“Pavilion Successful at Expo ’74,” Ensign, Jan. 1975, 76
“Very nice. Well-built pavilion. Very good show.”
“Yes, I liked it. It was neat. I think it’s true.”
“A very effective presentation. You have ideas like mine. May the Lord bless you.”
This is a small sampling of the written response to the Book of Mormon Pavilion at the Spokane, Washington, Expo ’74, by a few of the 323,455 guests who visited it. Although it is expected that missions will still be feeling its effects for months to come as referral cards are processed, pavilion officials are already exuberant about its success.
In fulfilling a goal to “introduce the Book of Mormon to the world,” 20,357 copies were sold at the pavilion during the six months it was open. Besides the books, 244,100 brochures were distributed, and 53,380 picture post cards of the pavilion were sold.
Of the 323,455 who attended, representing 60 nationalities, 51,390 nonmembers filled out referral cards asking for additional information. This fulfilled a goal “to introduce the honest in heart to the gospel.” As an example of the boost this is giving missionary work, the Anaheim California Mission wrote pavilion officials, in part: “Many people, when contacted, commented on how beautiful the pavilion was and that it was by far the best exhibit of the fair. Many of the referrals were checked, ‘Yes, I would like to know more about the Mormons.’ Of the referrals we have received, 33 of them are taking the missionary discussions.”

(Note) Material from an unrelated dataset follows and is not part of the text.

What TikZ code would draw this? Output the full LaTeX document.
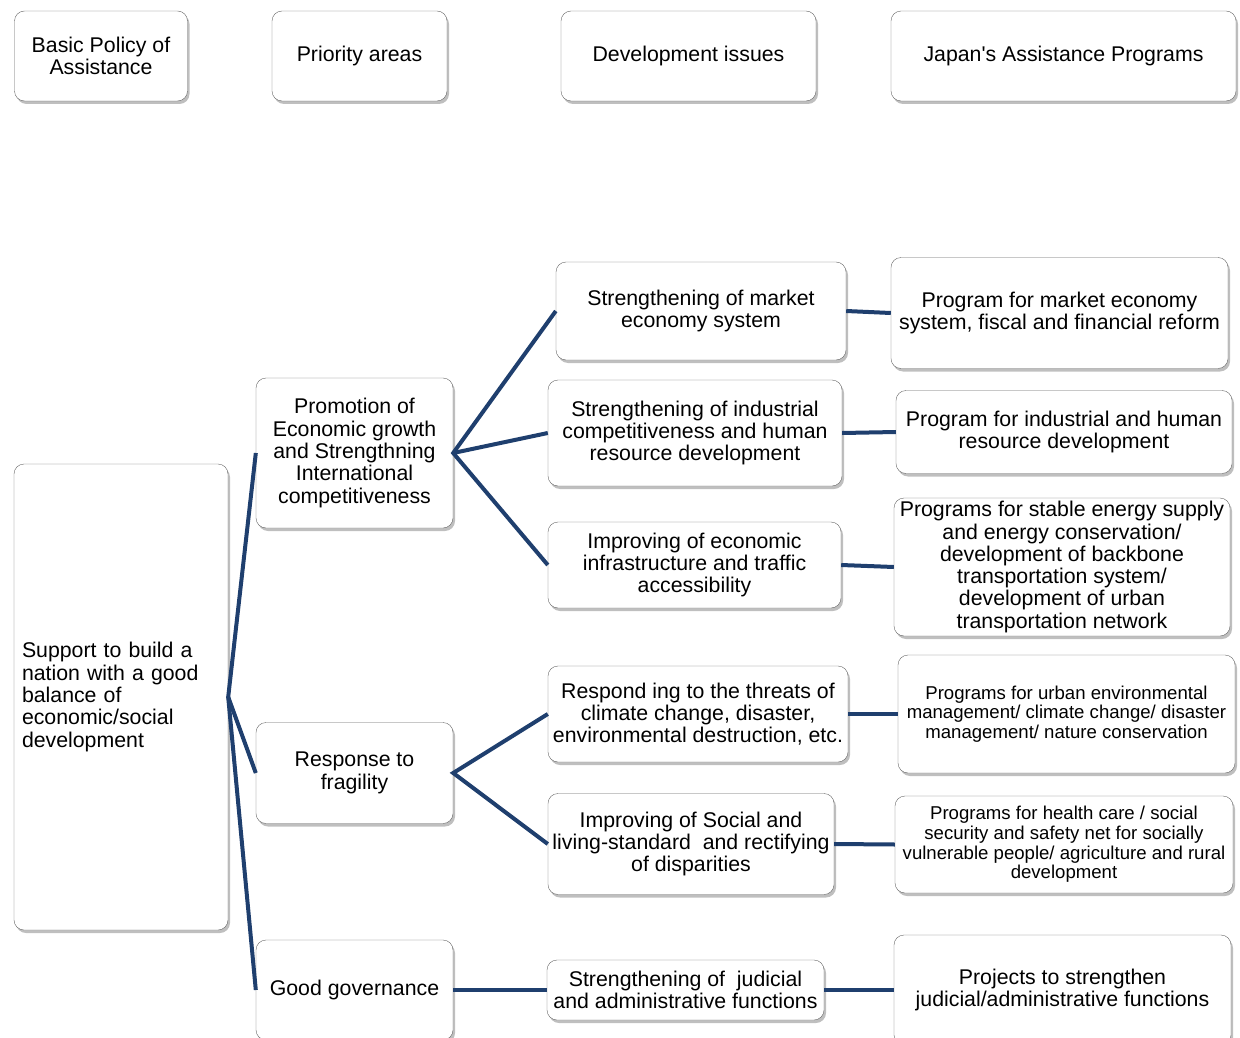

Besides direct contact, public relations work in connection with the pavilion has reached an unknown number of people. The pavilion’s public relations committee distributed 5,700 press kits to community newspapers, including 7,200 photographs of the Tabernacle Choir, the pavilion, and President Kimball participating in Pioneer Day at the fair.
Built in the shape of the gold plates, the pavilion had a nine-foot statue of the Angel Moroni in front of it. Whereas most pavilions could be quickly inspected, 45 minutes were required to see everything in the Mormon Pavilion. Visitors viewed archaeological evidences of the Book of Mormon in the film, “Ancient America Speaks.”
The building has now been dismantled and the Moroni statue has been returned to Salt Lake City.